Welcome to the August issue of Expository Files. Have you taken your children to see the Disney movie "Pocahontas" yet? My wife took our youngest. She said it was better than she thought it would be, with less "nature worship" than what might have been. But it was only a movie, and everything I hear is that the writers took great liberties with the facts. There were several reasons for the establishment of Jamestown as a colony. The not so politically correct charter stated that one of the goals was that of propagating the Christian "religion to such people, as yet live in darkness and true knowledge and worship of God." Unfortunately, many of the settlers had little room for God in their own lives. While some of their number were very devout, we find squabbles breaking out because their greed and arrogance. Probably most of them would have claimed to be Christian, but as always, the claim is often made by people with little or no commitment to truly exalting Christ in their lives. It takes more than loving in word; we must love in deed and in truth.
Several times it looked as if the first permanent colony in North America was not going to be so permanent. Nine out of ten early colonists died prematurely from a variety of causes. Help and a new supply of colonists arrived during the third year of the colony's existence, and one of the first thing that the new governor did was to organize worship services and call the people to remember Biblical principles of industry and sacrifice.
Among these new colonists was John Rolfe, who would later marry Pocahontas. Concerning the Indians, he stated that "...on whose faces a good Christian cannot look, without sorrow, pity and commiseration; seeing that they bear the image of our heavenly Creator, and we and they come from one and the same mold..."

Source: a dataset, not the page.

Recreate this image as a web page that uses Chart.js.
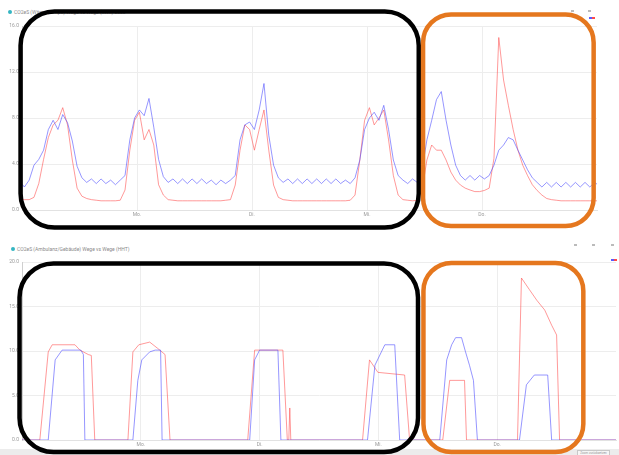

Most of the above information was gleaned from an article entitled "Christianity in Jamestown" in the August issue of Pulpit Helps; page 20. The thought occurs to me that perhaps more of the Indians would have been impressed with the God these people claimed to represent if more of the settlers had truly trusted Him in obedience to His word. Think about how just a few unrighteous and hypocritical men could overturn the hard work and good examples of the truly faithful. Certainly the same is true today, for I fear that many in our nation are just as estranged from God as the Indians were. Like the early settlers, many of our problems stem, at least in part, from a lack of respect for spiritual, moral and Biblical principals. How much better it could be if all men truly lived by faith.